For details on this question, see Donald A. Hagner, Matthew 1-13 (WBC; Grand Rapids: Eerdmans, 1993), 21; Craig Keener, A Commentary on Matthew (Grand Rapids: Eerdmans, 1999), 81-95; Craig Blomberg, Matthew (NAC; Nashville: Broadman, 1992), 56-61; Ben Witherington, “The Birth of Jesus,” Dictionary of Jesus and the Gospels (Downer’s Grove, Ill.: InterVarsity, 1992).
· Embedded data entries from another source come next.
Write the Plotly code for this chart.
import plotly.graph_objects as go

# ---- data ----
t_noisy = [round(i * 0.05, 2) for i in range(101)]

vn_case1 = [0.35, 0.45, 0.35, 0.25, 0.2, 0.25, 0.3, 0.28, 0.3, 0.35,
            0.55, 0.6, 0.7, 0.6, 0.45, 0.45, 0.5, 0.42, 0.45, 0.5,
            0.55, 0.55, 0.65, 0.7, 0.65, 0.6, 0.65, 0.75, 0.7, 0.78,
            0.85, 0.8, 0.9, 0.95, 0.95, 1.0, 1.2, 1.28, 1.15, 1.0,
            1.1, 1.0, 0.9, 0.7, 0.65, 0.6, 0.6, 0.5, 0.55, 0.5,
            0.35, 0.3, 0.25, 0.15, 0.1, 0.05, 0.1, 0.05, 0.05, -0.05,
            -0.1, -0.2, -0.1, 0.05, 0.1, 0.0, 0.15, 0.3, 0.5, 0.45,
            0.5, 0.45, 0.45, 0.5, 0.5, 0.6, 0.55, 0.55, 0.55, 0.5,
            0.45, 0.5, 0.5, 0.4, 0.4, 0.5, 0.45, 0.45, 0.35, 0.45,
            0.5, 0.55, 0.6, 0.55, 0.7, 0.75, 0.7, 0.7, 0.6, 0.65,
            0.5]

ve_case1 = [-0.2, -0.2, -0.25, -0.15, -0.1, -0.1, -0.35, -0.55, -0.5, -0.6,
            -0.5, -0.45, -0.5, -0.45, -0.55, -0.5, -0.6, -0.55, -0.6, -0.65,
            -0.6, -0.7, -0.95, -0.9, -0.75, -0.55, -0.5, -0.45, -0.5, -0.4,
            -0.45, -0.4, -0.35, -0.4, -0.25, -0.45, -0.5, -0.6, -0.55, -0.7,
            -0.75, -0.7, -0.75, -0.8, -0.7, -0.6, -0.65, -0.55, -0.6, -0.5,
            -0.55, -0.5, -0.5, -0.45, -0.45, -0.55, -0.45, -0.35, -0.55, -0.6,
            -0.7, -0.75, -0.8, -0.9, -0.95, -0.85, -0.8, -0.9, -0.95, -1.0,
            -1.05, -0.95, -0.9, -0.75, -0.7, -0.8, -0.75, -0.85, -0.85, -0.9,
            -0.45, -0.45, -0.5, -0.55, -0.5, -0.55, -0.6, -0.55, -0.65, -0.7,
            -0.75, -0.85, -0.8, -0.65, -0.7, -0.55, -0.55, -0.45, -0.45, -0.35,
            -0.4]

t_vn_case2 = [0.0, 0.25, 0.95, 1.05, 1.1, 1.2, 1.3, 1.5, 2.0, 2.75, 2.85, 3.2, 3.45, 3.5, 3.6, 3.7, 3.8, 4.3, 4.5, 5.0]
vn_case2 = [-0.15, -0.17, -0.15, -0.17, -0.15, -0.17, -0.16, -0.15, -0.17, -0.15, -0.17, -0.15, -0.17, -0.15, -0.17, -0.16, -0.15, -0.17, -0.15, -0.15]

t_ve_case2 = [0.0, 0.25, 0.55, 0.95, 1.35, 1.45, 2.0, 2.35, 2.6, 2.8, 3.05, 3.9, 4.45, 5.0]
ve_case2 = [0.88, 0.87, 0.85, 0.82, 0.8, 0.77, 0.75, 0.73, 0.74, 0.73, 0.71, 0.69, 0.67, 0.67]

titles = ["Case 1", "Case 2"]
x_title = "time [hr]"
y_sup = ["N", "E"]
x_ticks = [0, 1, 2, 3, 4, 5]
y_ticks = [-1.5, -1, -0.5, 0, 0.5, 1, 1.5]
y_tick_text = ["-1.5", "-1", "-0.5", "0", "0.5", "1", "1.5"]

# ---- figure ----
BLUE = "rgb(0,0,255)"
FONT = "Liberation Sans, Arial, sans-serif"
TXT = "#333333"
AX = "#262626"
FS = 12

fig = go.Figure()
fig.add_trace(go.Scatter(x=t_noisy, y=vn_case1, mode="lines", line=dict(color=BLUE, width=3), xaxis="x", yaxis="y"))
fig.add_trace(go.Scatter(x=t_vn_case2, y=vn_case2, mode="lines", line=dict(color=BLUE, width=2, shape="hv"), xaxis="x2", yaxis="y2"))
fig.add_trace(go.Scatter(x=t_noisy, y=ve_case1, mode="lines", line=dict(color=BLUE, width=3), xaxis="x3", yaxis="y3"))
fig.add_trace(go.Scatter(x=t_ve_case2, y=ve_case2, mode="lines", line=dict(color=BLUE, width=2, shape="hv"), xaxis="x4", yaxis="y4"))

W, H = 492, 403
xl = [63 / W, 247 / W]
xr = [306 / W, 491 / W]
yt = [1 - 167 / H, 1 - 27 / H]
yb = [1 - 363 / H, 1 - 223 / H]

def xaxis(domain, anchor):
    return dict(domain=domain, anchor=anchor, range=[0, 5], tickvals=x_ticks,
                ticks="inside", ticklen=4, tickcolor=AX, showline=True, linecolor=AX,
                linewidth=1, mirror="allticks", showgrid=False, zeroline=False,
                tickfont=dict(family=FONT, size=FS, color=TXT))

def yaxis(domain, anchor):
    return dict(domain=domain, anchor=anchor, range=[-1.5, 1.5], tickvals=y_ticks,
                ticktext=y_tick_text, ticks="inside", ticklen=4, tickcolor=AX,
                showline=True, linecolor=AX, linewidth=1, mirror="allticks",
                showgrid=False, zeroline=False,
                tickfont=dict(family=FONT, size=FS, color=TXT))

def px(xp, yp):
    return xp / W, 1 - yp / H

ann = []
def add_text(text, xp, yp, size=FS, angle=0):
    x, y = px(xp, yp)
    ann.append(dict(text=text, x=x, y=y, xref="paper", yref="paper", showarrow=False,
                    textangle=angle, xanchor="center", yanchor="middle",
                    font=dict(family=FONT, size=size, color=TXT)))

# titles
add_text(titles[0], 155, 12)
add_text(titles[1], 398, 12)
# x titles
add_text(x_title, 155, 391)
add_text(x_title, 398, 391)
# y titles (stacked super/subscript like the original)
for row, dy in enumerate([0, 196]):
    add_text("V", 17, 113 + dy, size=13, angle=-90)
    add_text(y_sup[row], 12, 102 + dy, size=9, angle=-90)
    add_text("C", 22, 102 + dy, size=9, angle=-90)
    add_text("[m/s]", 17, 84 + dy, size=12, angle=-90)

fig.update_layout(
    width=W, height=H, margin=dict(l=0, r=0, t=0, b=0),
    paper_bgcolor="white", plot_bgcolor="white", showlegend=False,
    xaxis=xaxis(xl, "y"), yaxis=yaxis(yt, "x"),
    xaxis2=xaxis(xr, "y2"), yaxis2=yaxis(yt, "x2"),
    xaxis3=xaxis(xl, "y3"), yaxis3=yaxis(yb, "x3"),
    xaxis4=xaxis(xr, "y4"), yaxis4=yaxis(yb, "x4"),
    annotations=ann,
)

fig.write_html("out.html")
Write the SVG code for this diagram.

The Old Testament prophets were not silent about our Lord’s birth. They predicted that Jesus would be born in Bethlehem (Micah 5:2). That He would be born from a virgin (Isa. 7:14), He would crush the head of the serpent (Gen. 3:15; Matt. 16:18; Rom. 16:20), and He would be a blessing to all the nations (Gen. 22:18; Gal. 3:16). He would be the root and offspring of David (2 Sam. 7:12ff; Acts 2:30; 2 Tim. 2:8; Rev. 22:5) and come from the royal line of Judah (Gen. 49:10; Rev. 5:5). He would be a son, a child, and sit on the throne of David forever (Isa. 9:6-7). They predicted (foreshadowed) that He would be called out of Egypt by God, His Father (Hos. 11:1; Matt. 2:13-18), and He would be raised in the despised town of Nazareth in the fameless region of Galilee, for they prophesied that “he shall be called a Nazarene” (John 1:46; 7:52; Matt. 2:23).